> **What is needed**: Take the line containing "Recreate this image" as the first line and the line containing "from matplotlib.ticker import" as the last, and output that span verbatim without any images.

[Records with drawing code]

"""

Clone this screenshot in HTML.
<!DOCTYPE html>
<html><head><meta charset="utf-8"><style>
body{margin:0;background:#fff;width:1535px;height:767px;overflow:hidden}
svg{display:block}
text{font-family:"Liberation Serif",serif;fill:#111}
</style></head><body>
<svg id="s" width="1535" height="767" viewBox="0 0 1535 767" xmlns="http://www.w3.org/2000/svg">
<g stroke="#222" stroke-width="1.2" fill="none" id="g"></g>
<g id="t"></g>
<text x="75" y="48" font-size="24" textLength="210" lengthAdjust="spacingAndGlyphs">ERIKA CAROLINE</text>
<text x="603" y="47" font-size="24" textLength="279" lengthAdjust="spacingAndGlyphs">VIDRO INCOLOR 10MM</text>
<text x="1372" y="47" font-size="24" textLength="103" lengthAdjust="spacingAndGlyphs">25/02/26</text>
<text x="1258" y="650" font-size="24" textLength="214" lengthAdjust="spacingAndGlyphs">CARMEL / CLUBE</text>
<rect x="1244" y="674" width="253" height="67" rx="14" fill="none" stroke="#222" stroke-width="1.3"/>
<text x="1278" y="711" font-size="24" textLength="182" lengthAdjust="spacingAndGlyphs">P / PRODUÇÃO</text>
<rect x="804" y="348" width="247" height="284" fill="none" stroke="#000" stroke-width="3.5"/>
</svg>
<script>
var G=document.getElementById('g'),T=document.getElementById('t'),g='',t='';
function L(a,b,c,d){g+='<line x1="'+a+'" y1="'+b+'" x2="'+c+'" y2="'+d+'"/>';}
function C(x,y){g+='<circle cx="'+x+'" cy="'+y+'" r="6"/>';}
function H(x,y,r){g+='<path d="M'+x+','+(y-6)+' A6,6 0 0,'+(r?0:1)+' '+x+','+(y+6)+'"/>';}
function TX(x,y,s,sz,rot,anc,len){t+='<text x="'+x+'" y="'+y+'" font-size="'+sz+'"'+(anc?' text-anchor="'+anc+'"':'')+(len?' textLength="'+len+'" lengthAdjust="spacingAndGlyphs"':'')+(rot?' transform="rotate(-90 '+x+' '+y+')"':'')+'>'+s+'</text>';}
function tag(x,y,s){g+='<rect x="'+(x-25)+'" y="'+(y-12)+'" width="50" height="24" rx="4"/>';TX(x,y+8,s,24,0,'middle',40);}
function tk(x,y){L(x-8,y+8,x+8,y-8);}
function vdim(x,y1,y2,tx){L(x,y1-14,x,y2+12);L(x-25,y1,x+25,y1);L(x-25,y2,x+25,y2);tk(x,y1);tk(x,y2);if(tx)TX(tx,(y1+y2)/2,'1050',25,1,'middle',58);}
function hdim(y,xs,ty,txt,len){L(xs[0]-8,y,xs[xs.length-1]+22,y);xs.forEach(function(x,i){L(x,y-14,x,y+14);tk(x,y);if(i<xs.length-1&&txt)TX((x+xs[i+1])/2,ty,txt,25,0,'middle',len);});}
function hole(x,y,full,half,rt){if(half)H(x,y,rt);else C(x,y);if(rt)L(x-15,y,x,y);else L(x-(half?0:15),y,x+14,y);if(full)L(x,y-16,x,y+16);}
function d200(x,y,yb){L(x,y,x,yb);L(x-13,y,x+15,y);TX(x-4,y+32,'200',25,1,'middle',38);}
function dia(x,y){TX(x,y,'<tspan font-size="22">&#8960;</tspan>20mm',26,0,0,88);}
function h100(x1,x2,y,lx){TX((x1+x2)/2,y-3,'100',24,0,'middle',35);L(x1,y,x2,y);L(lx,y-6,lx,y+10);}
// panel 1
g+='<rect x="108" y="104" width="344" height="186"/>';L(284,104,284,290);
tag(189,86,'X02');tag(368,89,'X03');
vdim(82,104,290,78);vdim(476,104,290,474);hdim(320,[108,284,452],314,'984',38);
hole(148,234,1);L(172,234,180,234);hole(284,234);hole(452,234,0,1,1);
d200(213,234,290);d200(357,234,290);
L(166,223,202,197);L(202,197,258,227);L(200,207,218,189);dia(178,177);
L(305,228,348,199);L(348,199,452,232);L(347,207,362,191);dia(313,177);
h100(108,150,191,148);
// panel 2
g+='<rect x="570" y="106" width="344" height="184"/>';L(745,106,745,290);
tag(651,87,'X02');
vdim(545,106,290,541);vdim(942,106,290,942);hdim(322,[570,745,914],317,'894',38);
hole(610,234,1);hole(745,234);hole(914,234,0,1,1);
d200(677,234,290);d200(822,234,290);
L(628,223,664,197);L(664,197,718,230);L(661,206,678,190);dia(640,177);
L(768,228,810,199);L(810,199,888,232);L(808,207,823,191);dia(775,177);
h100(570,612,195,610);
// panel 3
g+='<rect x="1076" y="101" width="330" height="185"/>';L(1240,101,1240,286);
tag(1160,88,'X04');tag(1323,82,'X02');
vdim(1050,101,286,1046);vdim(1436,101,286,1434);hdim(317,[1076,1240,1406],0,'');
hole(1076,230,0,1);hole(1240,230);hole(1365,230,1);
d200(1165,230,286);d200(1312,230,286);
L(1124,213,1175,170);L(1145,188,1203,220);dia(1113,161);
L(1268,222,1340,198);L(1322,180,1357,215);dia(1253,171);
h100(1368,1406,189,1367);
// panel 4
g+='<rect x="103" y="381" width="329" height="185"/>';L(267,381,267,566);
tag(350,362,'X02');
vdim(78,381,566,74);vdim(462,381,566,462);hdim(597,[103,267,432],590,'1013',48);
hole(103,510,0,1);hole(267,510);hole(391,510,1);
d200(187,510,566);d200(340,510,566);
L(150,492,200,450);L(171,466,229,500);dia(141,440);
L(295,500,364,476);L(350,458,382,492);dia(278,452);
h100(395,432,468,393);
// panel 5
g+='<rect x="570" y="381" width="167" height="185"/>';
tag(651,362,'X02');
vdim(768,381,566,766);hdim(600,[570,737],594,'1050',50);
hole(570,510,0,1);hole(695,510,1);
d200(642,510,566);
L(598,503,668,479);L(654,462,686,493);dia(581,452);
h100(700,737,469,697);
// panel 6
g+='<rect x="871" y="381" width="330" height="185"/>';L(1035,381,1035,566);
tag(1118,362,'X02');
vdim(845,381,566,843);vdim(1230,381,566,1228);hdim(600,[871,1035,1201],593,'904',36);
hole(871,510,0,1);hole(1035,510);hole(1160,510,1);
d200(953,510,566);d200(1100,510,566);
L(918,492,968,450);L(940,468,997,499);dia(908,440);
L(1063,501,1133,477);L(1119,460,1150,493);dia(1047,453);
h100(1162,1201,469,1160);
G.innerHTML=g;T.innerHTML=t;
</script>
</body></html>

"""
"""

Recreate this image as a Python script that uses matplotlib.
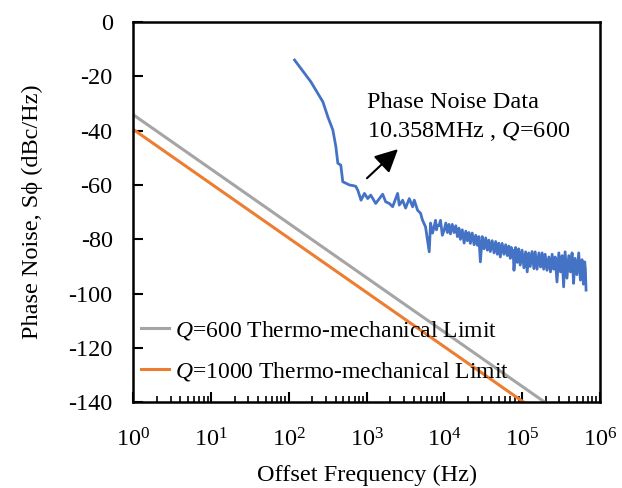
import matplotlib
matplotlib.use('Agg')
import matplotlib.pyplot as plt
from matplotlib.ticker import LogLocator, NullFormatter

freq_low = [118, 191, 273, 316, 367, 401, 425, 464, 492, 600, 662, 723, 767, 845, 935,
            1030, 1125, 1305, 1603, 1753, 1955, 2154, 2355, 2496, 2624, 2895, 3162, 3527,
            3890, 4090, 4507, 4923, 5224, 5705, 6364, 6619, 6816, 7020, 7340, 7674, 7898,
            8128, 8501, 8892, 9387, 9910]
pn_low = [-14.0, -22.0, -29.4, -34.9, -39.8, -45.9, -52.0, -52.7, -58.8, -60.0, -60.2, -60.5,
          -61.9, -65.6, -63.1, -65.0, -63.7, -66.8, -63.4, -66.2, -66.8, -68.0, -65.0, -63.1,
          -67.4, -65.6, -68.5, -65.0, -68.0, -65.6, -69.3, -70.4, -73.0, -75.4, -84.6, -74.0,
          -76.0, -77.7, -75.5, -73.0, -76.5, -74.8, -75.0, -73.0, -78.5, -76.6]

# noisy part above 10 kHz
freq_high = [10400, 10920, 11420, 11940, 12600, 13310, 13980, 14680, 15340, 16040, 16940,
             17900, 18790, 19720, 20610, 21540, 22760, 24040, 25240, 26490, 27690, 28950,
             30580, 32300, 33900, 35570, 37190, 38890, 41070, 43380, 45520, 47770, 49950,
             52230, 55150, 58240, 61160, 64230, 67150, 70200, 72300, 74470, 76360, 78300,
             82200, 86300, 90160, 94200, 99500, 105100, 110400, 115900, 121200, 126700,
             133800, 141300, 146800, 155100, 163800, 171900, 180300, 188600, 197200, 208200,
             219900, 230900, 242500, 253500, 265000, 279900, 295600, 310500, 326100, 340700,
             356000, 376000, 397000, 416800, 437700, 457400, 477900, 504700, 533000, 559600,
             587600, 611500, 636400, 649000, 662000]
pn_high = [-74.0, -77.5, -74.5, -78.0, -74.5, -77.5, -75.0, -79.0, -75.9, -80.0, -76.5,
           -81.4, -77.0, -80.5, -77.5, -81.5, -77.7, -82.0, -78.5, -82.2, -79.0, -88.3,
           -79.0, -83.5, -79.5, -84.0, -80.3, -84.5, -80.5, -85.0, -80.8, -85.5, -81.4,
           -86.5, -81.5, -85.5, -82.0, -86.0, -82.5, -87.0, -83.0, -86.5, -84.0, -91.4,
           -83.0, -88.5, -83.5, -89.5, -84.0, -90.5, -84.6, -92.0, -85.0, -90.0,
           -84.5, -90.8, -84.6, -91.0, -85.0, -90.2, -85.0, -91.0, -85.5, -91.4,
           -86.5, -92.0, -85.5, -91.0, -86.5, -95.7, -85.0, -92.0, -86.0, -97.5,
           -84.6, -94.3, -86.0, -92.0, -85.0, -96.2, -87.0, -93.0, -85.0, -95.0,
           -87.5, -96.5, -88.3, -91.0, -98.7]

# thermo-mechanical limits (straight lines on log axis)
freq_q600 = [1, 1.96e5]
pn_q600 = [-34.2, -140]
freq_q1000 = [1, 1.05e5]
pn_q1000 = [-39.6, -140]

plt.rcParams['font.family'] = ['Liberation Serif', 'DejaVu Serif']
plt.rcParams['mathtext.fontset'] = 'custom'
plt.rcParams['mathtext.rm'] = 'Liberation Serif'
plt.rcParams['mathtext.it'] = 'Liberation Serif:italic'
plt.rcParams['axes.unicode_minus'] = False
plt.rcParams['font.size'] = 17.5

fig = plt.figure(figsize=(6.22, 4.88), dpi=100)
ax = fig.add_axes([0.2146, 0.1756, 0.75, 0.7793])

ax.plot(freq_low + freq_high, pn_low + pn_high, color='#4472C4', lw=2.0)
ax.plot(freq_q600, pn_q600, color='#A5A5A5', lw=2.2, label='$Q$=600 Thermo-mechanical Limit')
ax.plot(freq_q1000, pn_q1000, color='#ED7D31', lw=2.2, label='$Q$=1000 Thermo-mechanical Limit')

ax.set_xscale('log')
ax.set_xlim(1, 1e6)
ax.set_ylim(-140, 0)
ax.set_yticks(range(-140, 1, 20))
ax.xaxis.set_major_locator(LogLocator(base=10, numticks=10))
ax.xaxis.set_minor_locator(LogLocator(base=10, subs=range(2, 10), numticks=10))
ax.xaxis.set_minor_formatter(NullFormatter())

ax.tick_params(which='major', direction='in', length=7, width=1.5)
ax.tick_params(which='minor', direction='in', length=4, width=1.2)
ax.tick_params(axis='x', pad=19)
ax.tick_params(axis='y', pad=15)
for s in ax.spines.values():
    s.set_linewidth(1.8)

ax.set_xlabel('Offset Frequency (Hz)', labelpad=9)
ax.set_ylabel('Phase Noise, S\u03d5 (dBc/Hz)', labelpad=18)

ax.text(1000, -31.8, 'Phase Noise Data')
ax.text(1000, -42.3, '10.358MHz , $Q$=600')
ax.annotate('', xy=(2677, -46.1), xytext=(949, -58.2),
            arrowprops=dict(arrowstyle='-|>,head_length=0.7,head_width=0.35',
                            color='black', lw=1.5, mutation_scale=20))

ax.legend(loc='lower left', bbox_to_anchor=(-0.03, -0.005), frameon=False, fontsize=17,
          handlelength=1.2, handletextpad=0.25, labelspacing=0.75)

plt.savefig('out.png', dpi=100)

"""

> **Answer in full**:
Recreate this image as a Python script that uses matplotlib.
import matplotlib
matplotlib.use('Agg')
import matplotlib.pyplot as plt
from matplotlib.ticker import LogLocator, NullFormatter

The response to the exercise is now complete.